The board members hope they will have some feedback by the school open house/community meeting on Sept. 12, giving them a feel for which direction they should proceed.
Board President Billie Hoekman said, "We won't do anything [the district patrons] don't want us to do," but the board seems to feel a need, particularly for improving the kitchen/dining facility, which does not meet fire code for K-2 children.
Board member Brooke Albertson felt that point needed to be stressed with the district. The board also discussed crowded conditions in the school.
Rutland Superintendent Carl Fahrenwald said the district has been growing over the last eight years, and he projects the district will grow by about 15 students per year until they max out at 225 students in about 2018. The district's low point in enrollment was in 2005 with 110 students; enrollment this year is 155.

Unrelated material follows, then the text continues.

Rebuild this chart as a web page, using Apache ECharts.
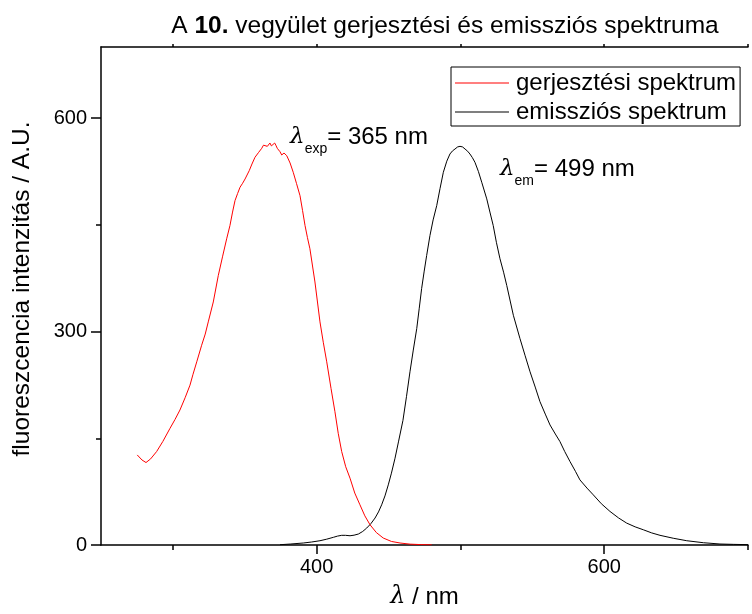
<!DOCTYPE html>
<html>
<head>
<meta charset="utf-8">
<script src="https://cdn.jsdelivr.net/npm/echarts@6/dist/echarts.min.js"></script>
<style>html,body{margin:0;padding:0;background:#fff}#c{width:752px;height:614px}</style>
</head>
<body>
<div id="c"></div>
<script>
// Excitation spectrum (wavelength nm, intensity)
const excX = [275.2,278.5,281.3,284.5,288.7,293.0,298.0,301.5,304.9,308.5,311.9,314.0,316.6,320.0,322.5,324.6,328.1,331.6,334.5,337.4,339.7,341.5,343.2,345.0,346.7,348.5,350.2,353.1,355.0,357.1,359.5,361.8,363.0,364.1,365.7,366.5,367.5,368.5,369.4,370.8,371.6,372.6,374.5,375.7,377.3,379.2,381.5,383.7,386.0,388.4,390.2,391.9,393.6,395.3,398.8,402.3,404.6,407.0,410.0,412.7,415.0,417.4,420.2,423.2,426.5,430.1,433.5,437.1,441.5,446.3,452.0,458.0,465.0,472.0,480.0];
const excY = [126.6,119.5,115.9,121.0,131.4,145.5,164.0,176.5,189.7,207.0,224.7,240.0,257.5,280.8,296.5,313.6,341.6,379.0,405.0,430.4,449.1,468.0,484.1,494.0,502.9,508.5,514.5,526.2,535.5,545.0,551.5,557.6,562.0,563.6,560.4,563.0,565.0,561.0,559.0,565.0,562.0,557.6,552.8,548.2,551.0,547.2,537.0,523.9,508.0,491.1,470.0,449.1,432.0,416.4,369.7,313.6,285.0,257.5,220.0,187.4,157.0,131.4,110.0,93.9,73.0,56.5,41.0,28.5,17.5,9.8,5.0,2.8,1.2,0.6,0.2];
// Emission spectrum
const emX = [374.5,382.0,390.7,396.5,402.3,407.0,411.6,414.5,417.4,420.0,423.2,426.0,429.0,432.0,434.8,437.7,440.6,443.0,445.2,447.5,449.8,452.0,454.5,457.0,460.0,462.5,464.9,467.2,469.6,471.3,473.0,474.8,476.5,478.8,481.0,483.5,485.8,488.1,490.5,492.7,494.5,496.2,498.0,499.7,501.5,503.2,505.0,506.6,508.3,510.1,512.5,514.8,518.3,520.5,522.8,525.0,527.5,530.0,532.2,536.8,541.4,545.0,548.4,552.0,555.3,559.0,562.3,566.0,569.2,572.5,576.2,580.0,583.1,588.0,592.4,598.0,604.0,610.0,615.6,621.5,627.2,633.0,638.8,648.0,657.4,669.0,680.5,690.0,700.0];
const emY = [0.4,1.4,2.8,4.2,6.0,8.2,10.8,12.5,13.6,13.6,13.0,13.8,15.4,19.0,23.8,30.0,37.9,46.5,56.5,69.0,84.5,101.0,122.0,146.0,175.0,209.0,243.5,274.0,304.2,332.0,360.3,385.0,407.0,435.0,457.0,477.1,501.0,523.9,539.5,549.6,554.0,556.6,559.5,560.4,559.5,556.6,553.5,549.6,544.5,537.9,525.0,509.9,486.5,468.0,449.0,425.5,402.4,383.5,364.9,322.9,290.2,266.0,243.5,222.0,201.5,184.0,168.7,156.0,145.4,131.5,117.3,103.5,91.5,80.0,70.5,58.0,47.2,38.0,30.8,25.5,21.4,17.0,13.6,9.5,6.0,3.2,1.4,0.9,0.5];
const xLabelTicks = [400, 600];
const xMinorTicks = [300, 500, 700];
const yLabelTicks = [0, 300, 600];
const yMinorTicks = [150, 450];
const seriesNames = ['gerjesztési spektrum', 'emissziós spektrum'];
const titleParts = ['A ', '10.', ' vegyület gerjesztési és emissziós spektruma'];
const annExc = {x: 381.5, y: 573, sub: 'exp', text: '= 365 nm'};
const annEm = {x: 527.5, y: 528, sub: 'em', text: '= 499 nm'};

const F = 'Arial, "Liberation Sans", Helvetica, sans-serif';
const chart = echarts.init(document.getElementById('c'), null, {renderer: 'canvas'});
const pairs = (xs, ys) => xs.map((v, i) => [v, ys[i]]);
const axisLineStyle = {color: '#000', width: 1.5};
const option = {
  animation: false,
  backgroundColor: '#fff',
  title: {
    text: '{n|' + titleParts[0] + '}{b|' + titleParts[1] + '}{n|' + titleParts[2] + '}',
    left: 440, top: 9, textAlign: 'center',
    textStyle: {fontWeight: 'normal', rich: {
      n: {fontFamily: F, fontSize: 24.5, fontWeight: 'normal', color: '#000'},
      b: {fontFamily: F, fontSize: 24.5, fontWeight: 'bold', color: '#000'}
    }}
  },
  legend: {
    left: 451, top: 67, orient: 'vertical',
    icon: 'rect', itemWidth: 54, itemHeight: 1.2, itemGap: 5,
    borderColor: '#000', borderWidth: 1, padding: [4, 4, 2, 4],
    backgroundColor: '#fff',
    textStyle: {fontFamily: F, fontSize: 24, color: '#000', padding: [0, 0, 0, 2]},
    data: seriesNames
  },
  grid: {left: 101, right: 4, top: 47, bottom: 67, containLabel: false},
  xAxis: [
    {type: 'value', min: 250, max: 700, position: 'bottom',
     name: '{i|λ} / nm', nameLocation: 'middle', nameGap: 40,
     nameTextStyle: {fontFamily: F, fontSize: 24, color: '#000', rich: {i: {fontFamily: 'DejaVu Serif', fontStyle: 'italic', fontSize: 24, color: '#000'}}},
     axisLine: {show: true, lineStyle: axisLineStyle},
     axisTick: {show: true, length: 9, lineStyle: {color: '#000', width: 1.5}, customValues: xLabelTicks},
     axisLabel: {customValues: xLabelTicks, fontFamily: F, fontSize: 20, color: '#000', margin: 12},
     splitLine: {show: false}},
    {type: 'value', min: 250, max: 700, position: 'bottom',
     axisLine: {show: false},
     axisTick: {show: true, length: 5, lineStyle: {color: '#000', width: 1.5}, customValues: xMinorTicks},
     axisLabel: {show: false}, splitLine: {show: false}},
    {type: 'value', min: 250, max: 700, position: 'top',
     axisLine: {show: true, lineStyle: axisLineStyle},
     axisTick: {show: true, length: 3, lineStyle: {color: '#000', width: 1.5}, customValues: xMinorTicks.concat(xLabelTicks)},
     axisLabel: {show: false}, splitLine: {show: false}}
  ],
  yAxis: [
    {type: 'value', min: 0, max: 700, position: 'left',
     name: 'fluoreszcencia intenzitás / A.U.', nameLocation: 'middle', nameGap: 66,
     nameTextStyle: {fontFamily: F, fontSize: 24.5, color: '#000', padding: [0, 0, 0, 14]},
     axisLine: {show: true, lineStyle: axisLineStyle},
     axisTick: {show: true, length: 10, lineStyle: {color: '#000', width: 1.5}, customValues: yLabelTicks},
     axisLabel: {customValues: yLabelTicks, fontFamily: F, fontSize: 20, color: '#000', margin: 14},
     splitLine: {show: false}},
    {type: 'value', min: 0, max: 700, position: 'left',
     axisLine: {show: false},
     axisTick: {show: true, length: 5, lineStyle: {color: '#000', width: 1.5}, customValues: yMinorTicks},
     axisLabel: {show: false}, splitLine: {show: false}}
  ],
  series: [
    {name: seriesNames[0], type: 'line', data: pairs(excX, excY), showSymbol: false, symbol: 'none',
     lineStyle: {color: '#ff0000', width: 1}, itemStyle: {color: '#ff0000'}, xAxisIndex: 0, yAxisIndex: 0, z: 3},
    {name: seriesNames[1], type: 'line', data: pairs(emX, emY), showSymbol: false, symbol: 'none',
     lineStyle: {color: '#000', width: 1}, itemStyle: {color: '#000'}, xAxisIndex: 0, yAxisIndex: 0, z: 2}
  ]
};
chart.setOption(option);

function annot(a) {
  const p = chart.convertToPixel({xAxisIndex: 0, yAxisIndex: 0}, [a.x, a.y]);
  return {
    type: 'text', x: p[0], y: p[1],
    style: {
      text: '{l|λ}{s|' + a.sub + '}{t|' + a.text + '}',
      verticalAlign: 'middle',
      rich: {
        l: {fontFamily: 'DejaVu Serif', fontStyle: 'italic', fontSize: 23, fill: '#000', verticalAlign: 'middle', lineHeight: 38},
        s: {fontFamily: F, fontSize: 14, fill: '#000', verticalAlign: 'bottom', lineHeight: 38},
        t: {fontFamily: F, fontSize: 24, fill: '#000', verticalAlign: 'middle', lineHeight: 38}
      }
    }
  };
}
chart.setOption({graphic: [annot(annExc), annot(annEm)]});
</script>
</body>
</html>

Looking at enrollment numbers, general fund trends, capital outlay numbers and special education data, Fahrenwald said that the project is feasible.
"It does pencil out hypothetically," he said. "With the momentum we have, it's not unreasonable. There's not a lot of extra money to be playing around with, but it's a future path that's possible."
Board member Ryan Olson said that if the Rutland district does not build, and in a few years the school district were to dissolve, the patrons would be reassigned to another district, where they might actually pay more in taxes because all other schools in the area have built. Sioux Valley to the north, Colman to the east and Chester to the south, for example, all have opt-outs or bond issues they are paying off.
Another point Olson made was the scale of cost concept.
If the district were to build K-2 next year, and add the grades 3-6 addition a few years later, the project could actually be more expensive than doing K-6 now, partly because construction costs go up about five percent a year, board member Terry Wicks said.
The letter was expected to be mailed the middle of this week; the community meeting will be Sept. 12.